My son Charlie and I were lucky enough to attend Theatre LILA's first annual Whoopensocker performance at Overture Center on May 31st in Promemade Hall. For the students and peformers who created the evening of vignettes, it was a celebration-- the culmination of six-week creative arts residencies in third grade classrooms at Sandburg, Lincoln and Emerson Elementary Schools in Madison. For audience members, it was an unforgettable night of new voices expressing the silly, the serious, and everything in between from a decidedly nine year-old world view. (Full disclosure, I work for Theatre LILA doing publicity, but had nothing to do with the creation of this show.)

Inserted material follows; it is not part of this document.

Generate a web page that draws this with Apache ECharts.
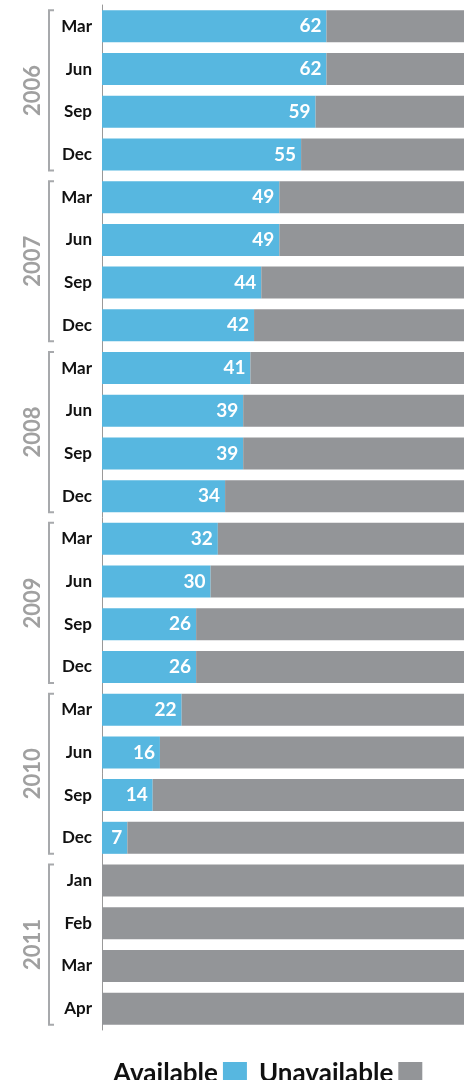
<!DOCTYPE html>
<html>
<head>
<meta charset="utf-8">
<script src="https://cdn.jsdelivr.net/npm/echarts@6/dist/echarts.min.js"></script>
<style>
  html, body { margin: 0; padding: 0; background: #fff; }
  #main { width: 466px; height: 1080px; }
</style>
</head>
<body>
<div id="main"></div>
<script>
var months = ['Mar', 'Jun', 'Sep', 'Dec', 'Mar', 'Jun', 'Sep', 'Dec', 'Mar', 'Jun', 'Sep', 'Dec',
  'Mar', 'Jun', 'Sep', 'Dec', 'Mar', 'Jun', 'Sep', 'Dec', 'Jan', 'Feb', 'Mar', 'Apr'];
var years = ['2006', '2007', '2008', '2009', '2010', '2011'];
var available = [62, 62, 59, 55, 49, 49, 44, 42, 41, 39, 39, 34, 32, 30, 26, 26, 22, 16, 14, 7, 0, 0, 0, 0];
var unavailable = [38, 38, 41, 45, 51, 51, 56, 58, 59, 61, 61, 66, 68, 70, 74, 74, 78, 84, 86, 93, 100, 100, 100, 100];

// categories need to be unique, keep the month as display label
var cats = months.map(function (m, i) { return i + '|' + m; });

var chartDom = document.getElementById('main');
var myChart = echarts.init(chartDom);
var font = 'Lato, "DejaVu Sans", sans-serif';

var option = {
  animation: false,
  grid: { left: 102, right: 2, top: 5, height: 1025 },
  xAxis: {
    type: 'value',
    min: 0,
    max: 100,
    show: false
  },
  yAxis: {
    type: 'category',
    data: cats,
    inverse: true,
    axisLine: { show: true, lineStyle: { color: '#999', width: 1 } },
    axisTick: { show: false },
    axisLabel: {
      formatter: function (v) { return v.split('|')[1]; },
      color: '#111',
      fontWeight: 'bold',
      fontSize: 17,
      fontFamily: font,
      margin: 10
    }
  },
  legend: {
    left: 108,
    top: 1056,
    align: 'right',
    itemWidth: 24,
    itemHeight: 24,
    itemGap: 12,
    icon: 'rect',
    textStyle: { fontSize: 26, fontWeight: 'bold', color: '#111', fontFamily: font },
    data: ['Available', 'Unavailable']
  },
  series: [
    {
      name: 'Available',
      type: 'bar',
      stack: 'total',
      barCategoryGap: '25%',
      data: available,
      itemStyle: { color: '#57b7e0' },
      label: {
        show: true,
        position: 'insideRight',
        color: '#fff',
        fontWeight: 'bold',
        fontSize: 19,
        fontFamily: font,
        formatter: function (p) { return p.value > 0 ? p.value : ''; }
      }
    },
    {
      name: 'Unavailable',
      type: 'bar',
      stack: 'total',
      data: unavailable,
      itemStyle: { color: '#939598' }
    }
  ]
};

myChart.setOption(option);

// year brackets on the left
var graphics = [];
years.forEach(function (y, g) {
  var first = myChart.convertToPixel({ yAxisIndex: 0 }, cats[g * 4]);
  var last = myChart.convertToPixel({ yAxisIndex: 0 }, cats[g * 4 + 3]);
  var top = first - 16;
  var bot = last + 16;
  graphics.push({
    type: 'polyline',
    shape: { points: [[54, top], [49, top], [49, bot], [54, bot]] },
    style: { stroke: '#a7a9ac', lineWidth: 2, fill: null }
  });
  graphics.push({
    type: 'text',
    x: 33,
    y: (top + bot) / 2,
    rotation: Math.PI / 2,
    style: {
      text: y,
      fill: '#a0a0a0',
      font: 'bold 22px ' + font,
      align: 'center',
      verticalAlign: 'middle'
    }
  });
});
myChart.setOption({ graphic: graphics });
</script>
</body>
</html>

Whoopensocker, the innovative arts education program with the funny name, focuses on creativity, expression, writing, and collaboration. Developed by Theatre LILA education director Dr. Erica Halverson, this is the second year that a team of teaching artists has worked with students playing improvisation games, acting out stories, then exploring different aspects of dramatic structure and creative writing, and eventually writing their own scripts.
Once the Whoopensocker scenes were created, 13 Theatre LILA actors wove those stories into a 90 minute evening of sketch comedy, augmented with original music, choreography, and general hilarity.
In Volcano! a young man petitioned city hall for more active volcanoes in the area, reasoning that it would be a great way to keep monsters out. In The Happy Flower, a petunia rises up with righteous indignation after being bullied by a little boy. Dear French Fries was a literal lovesong to a girl's favorite food, and How Dodos Became Extinct was a cautionary tale about going along with the crowd, doing what everyone else is doing. All the scenes were staged with minimal props and costumes and complete commitment from the group of semi-professional adult actors, many of whom are seen regularly on Madison stages.
Much of the evening reveled in what my son calls "second grade humor." But some of the moments were also bittersweet, including a monologue about a young girl's adoption from South Korea, and how glad she was to live in Madison now with all her friends. I'm Not Scared of Anything begins with boastful hyperbole and ends on a chilling note that reflects the threat of violence inherent in children's lives in our community.
Predictably enough, Farty the Dinosaur had the wiggly audience in stitches. I, on the other hand, came home singing the chorus to I Love Harrison Ford and You Can't Tell Me No! proving the some themes are indeed universal.
During intermission I talked to one of the teachers who had participated in the program. She enjoyed the performance, but reserved her most glowing praise for the actor/educators' efforts during the residency to include and validate the voices of ALL the students in classroom, no matter what their writing and communication abilities.
For me, the greatest moment of the evening was when Dr. Halverson and Theatre LILA Artistic Director Jessica Lanius asked all the student authors to stand up and receive a round of applause. The pride in their creations and the awe at seeing their plays brought to life radiated through the auditorium.
As a fellow playwright, I can tell you that's a feeling that never gets old. I'm looking forward to seeing many more stories from these writers in the future.